Are you looking for ways that you can improve your portfolio management approaches? PMI has recently done some research that will help. It’s Pulse of the Profession: Portfolio Management report highlights three ways to differentiate your PMO and step up your portfolio management.
The researchers identified three best practices in use by highly effective organizations based on interviewing over 440 experienced portfolio managers from around the world. Let’s look at those best practices and how you can implement these ideas in your business.
#1: Get strategic
Does your senior management team really understand what this portfolio management business is all about? In organizations that report having minimally effective portfolio management practices, only 25% of senior executives have a clue about what that means day to day. Compare that to 89% of executives in highly effective organizations and you’ll see that top level support is critical for portfolio success.
When mid-level managers focus on their departmental objectives and lose sight of the bigger picture performance drops significantly. Portfolio management gives your managers the tool to fit their departmental work into the larger, strategic vision, but they need to be able to understand it to do that.
Simply put, portfolio management helps align investment with business strategy and ensures that any funds and resources committed go to the initiatives most likely to generate the best returns. If that situation changes, a strategic view lets your portfolio management team and the C-suite reorganize the priorities to ensure everything stays aligned.
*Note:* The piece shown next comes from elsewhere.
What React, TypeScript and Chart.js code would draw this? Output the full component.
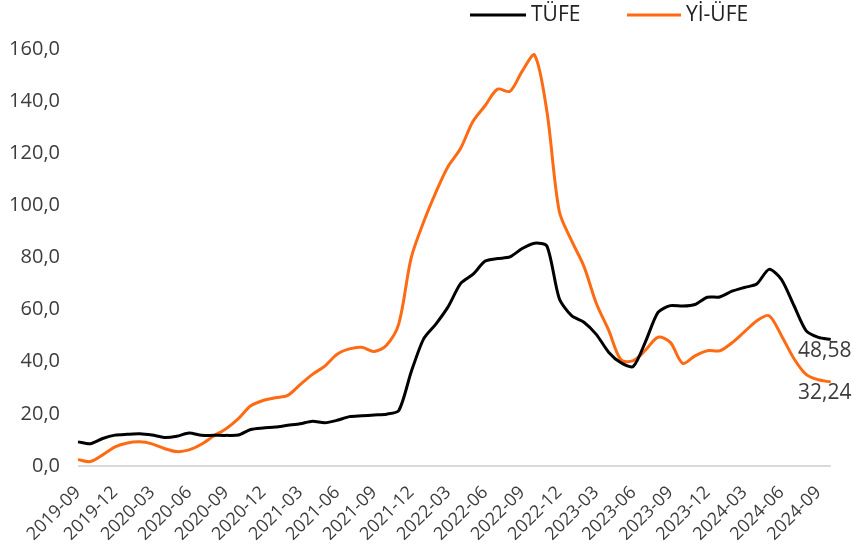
import React, { useEffect, useRef } from "react";
import { Chart, registerables } from "chart.js";

Chart.register(...registerables);

const months: string[] = [
  "2019-09","2019-10","2019-11","2019-12",
  "2020-01","2020-02","2020-03","2020-04","2020-05","2020-06","2020-07","2020-08","2020-09","2020-10","2020-11","2020-12",
  "2021-01","2021-02","2021-03","2021-04","2021-05","2021-06","2021-07","2021-08","2021-09","2021-10","2021-11","2021-12",
  "2022-01","2022-02","2022-03","2022-04","2022-05","2022-06","2022-07","2022-08","2022-09","2022-10","2022-11","2022-12",
  "2023-01","2023-02","2023-03","2023-04","2023-05","2023-06","2023-07","2023-08","2023-09","2023-10","2023-11","2023-12",
  "2024-01","2024-02","2024-03","2024-04","2024-05","2024-06","2024-07","2024-08","2024-09","2024-10",
];

const tufe: number[] = [
  9.26, 8.55, 10.56, 11.84,
  12.15, 12.37, 11.86, 10.94, 11.39, 12.62, 11.76, 11.77, 11.75, 11.89, 14.03, 14.6,
  14.97, 15.61, 16.19, 17.14, 16.59, 17.53, 18.95, 19.25, 19.58, 19.89, 21.31, 36.08,
  48.69, 54.44, 61.14, 69.97, 73.5, 78.62, 79.6, 80.21, 83.45, 85.51, 84.39, 64.27,
  57.68, 55.18, 50.51, 43.68, 39.59, 38.21, 47.83, 58.94, 61.53, 61.36, 61.98, 64.77,
  64.86, 67.07, 68.5, 69.8, 75.45, 71.6, 61.78, 51.97, 49.38, 48.58,
];

const yiufe: number[] = [
  2.45, 1.7, 4.26, 7.36,
  8.84, 9.26, 8.5, 6.71, 5.53, 6.17, 8.33, 11.53, 14.33, 18.2, 23.11, 25.15,
  26.16, 27.09, 31.2, 35.17, 38.33, 42.89, 44.92, 45.52, 43.96, 46.31, 54.62, 79.89,
  93.53, 105.01, 114.97, 121.82, 132.16, 138.31, 144.61, 143.75, 151.5, 157.69, 136.02, 97.72,
  86.46, 76.61, 62.45, 52.11, 40.76, 40.42, 44.5, 49.41, 47.44, 39.39, 42.25, 44.22,
  44.2, 47.29, 51.47, 55.66, 57.68, 50.09, 41.37, 35.17, 33.09, 32.24,
];

const seriesNames: string[] = ["TÜFE", "Yİ-ÜFE"];
const seriesColors: string[] = ["#000000", "#FF6A13"];
const yTicks: number[] = [0, 20, 40, 60, 80, 100, 120, 140, 160];

const FONT = "'Open Sans', 'DejaVu Sans', sans-serif";
const TEXT = "#3c3c3c";

const fmt = (v: number, d: number) => v.toFixed(d).replace(".", ",");

const overlayPlugin = {
  id: "overlay",
  afterDatasetsDraw(chart: any) {
    const ctx = chart.ctx;
    ctx.save();
    ctx.font = `21px ${FONT}`;
    ctx.fillStyle = TEXT;
    ctx.textAlign = "center";
    ctx.textBaseline = "top";
    chart.data.datasets.forEach((ds: any, i: number) => {
      const meta = chart.getDatasetMeta(i);
      const last = meta.data[meta.data.length - 1];
      const v = ds.data[ds.data.length - 1];
      ctx.fillText(fmt(v, 2), last.x - 6, last.y + 1);
    });
    const items = [
      { x: 470, w: 56 },
      { x: 627, w: 54 },
    ];
    ctx.textAlign = "left";
    ctx.textBaseline = "middle";
    ctx.font = `21px ${FONT}`;
    items.forEach((it, i) => {
      ctx.strokeStyle = seriesColors[i];
      ctx.lineWidth = 3;
      ctx.beginPath();
      ctx.moveTo(it.x, 15);
      ctx.lineTo(it.x + it.w, 15);
      ctx.stroke();
      ctx.fillStyle = "#222";
      ctx.fillText(seriesNames[i], it.x + it.w + 5, 15);
    });
    ctx.restore();
  },
};

export default function App() {
  const ref = useRef<HTMLCanvasElement | null>(null);
  useEffect(() => {
    if (!ref.current) return;
    const chart = new Chart(ref.current, {
      type: "line",
      data: {
        labels: months,
        datasets: [
          {
            label: seriesNames[0],
            data: tufe,
            borderColor: seriesColors[0],
            borderWidth: 3,
            pointRadius: 0,
            tension: 0.25,
          },
          {
            label: seriesNames[1],
            data: yiufe,
            borderColor: seriesColors[1],
            borderWidth: 3,
            pointRadius: 0,
            tension: 0.3,
          },
        ],
      },
      options: {
        animation: false,
        responsive: false,
        maintainAspectRatio: false,
        layout: { padding: { top: 49, right: 23, left: 0, bottom: 0 } },
        plugins: {
          legend: { display: false },
          tooltip: { enabled: false },
        },
        scales: {
          x: {
            offset: false,
            grid: { display: false },
            border: { display: false },
            ticks: {
              autoSkip: false,
              minRotation: 45,
              maxRotation: 45,
              color: TEXT,
              font: { family: FONT, size: 18 },
              padding: 8,
              callback: (_v: any, i: number) => (i % 3 === 0 ? months[i] : ""),
            },
            afterFit: (s: any) => {
              s.height = 92;
            },
          },
          y: {
            min: 0,
            max: 160,
            afterBuildTicks: (s: any) => {
              s.ticks = yTicks.map((v) => ({ value: v }));
            },
            grid: {
              drawTicks: false,
              color: (c: any) => (c.tick && c.tick.value === 0 ? "#d9d9d9" : "rgba(0,0,0,0)"),
              lineWidth: 2,
            },
            border: { display: false },
            ticks: {
              color: TEXT,
              font: { family: FONT, size: 20 },
              padding: 18,
              callback: (v: any) => fmt(Number(v), 1),
            },
            afterFit: (s: any) => {
              s.width = 78;
            },
          },
        },
      },
      plugins: [overlayPlugin],
    });
    return () => chart.destroy();
  }, []);
  return (
    <div style={{ position: "fixed", left: 0, top: 0, width: 854, height: 558, background: "#fff" }}>
      <canvas ref={ref} width={854} height={558} style={{ width: 854, height: 558 }} />
    </div>
  );
}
Do it yourself: Make sure that your executives understand what portfolio management is. This will help ensure that projects and programs are linked to strategic organizational objectives and you’ll increase the chance of being able to deliver on corporate strategy.
#2: Build a portfolio culture
You’d think this goes without saying, but if portfolio management is to be a success, everyone needs to buy into the idea. If you simply see portfolio management as an admin process, your business will probably fall into the 53% of companies deemed ‘minimally effective’ and we’re sure you don’t want to be in that group.
Building a portfolio culture means making sure there is sufficient investment in portfolio management tools, software, processes and in the team too through training and adequate resourcing. That also means putting in place an adequate feedback loop. Too often businesses don’t explain why project decisions have been made and why one business case is approved and another rejected. Sharing the results of the investment decisions and project selection processes helps everyone focus on what’s important (and decreases the likelihood of ridiculous projects being proposed – if executives know what’s getting approved and why they may stop putting forward ideas that won’t meet those criteria).
‘Spend more money on portfolio management’ might seem like a pretty basic point but the results are clear. In organizations where managers think strategically as well as spending time focusing on their departmental objectives, 70% of projects meet or exceed their ROI targets. If you compare that to businesses where managers don’t have a portfolio mindset and don’t think about the bigger picture only 50% of their projects hit their forecasted ROI. So there’s a strong link between portfolio management approaches and project success.
Do it yourself: Using portfolio management techniques to run the business should be part of the day to day operations. If you can make it ‘the way we work around here’ then you’ll see more projects succeed and effectiveness rates increase, although that does mean investing in training, resources and tools.
#3: Implement appropriate tools
Formal prioritization tools can make you five times more likely to be effective and 14% more likely to deliver the predicted ROI on projects. Portfolio management software is an investment, but you can build these increased project success rates into the business case and measure success on an ongoing basis. Software saves a lot of the manual processing that your portfolio managers would have to do so you’ll also see manpower savings or at least a more effective team if they are adequately supported with the right tools. For example, reallocating resources to higher priority projects is easy when you have the complete organizational view, but much more difficult if you have to go to each project manager and ask for a resource report.
Tools aren’t the only thing that you need for good portfolio management. A set of standardized processes can also help. This improves success rates because it ensures everyone is performing in a similar way and it speeds things up as individual project managers don’t have to reinvent the wheel every time they need a new template or report. Standard processes ensure that the right senior managers are involved in decision making and improve project controls.
Do it yourself: Standardize your practices and invest in enterprise tools to help you manage your portfolio effectively. Remember that your needs as a business will be very different to another organization’s so take the time to choose the right solutions for you.
The PMI study concludes that good portfolio management increases ROI and reduces business risk which gives organizations the opportunity to operate effectively and deliver value. Who doesn’t want that?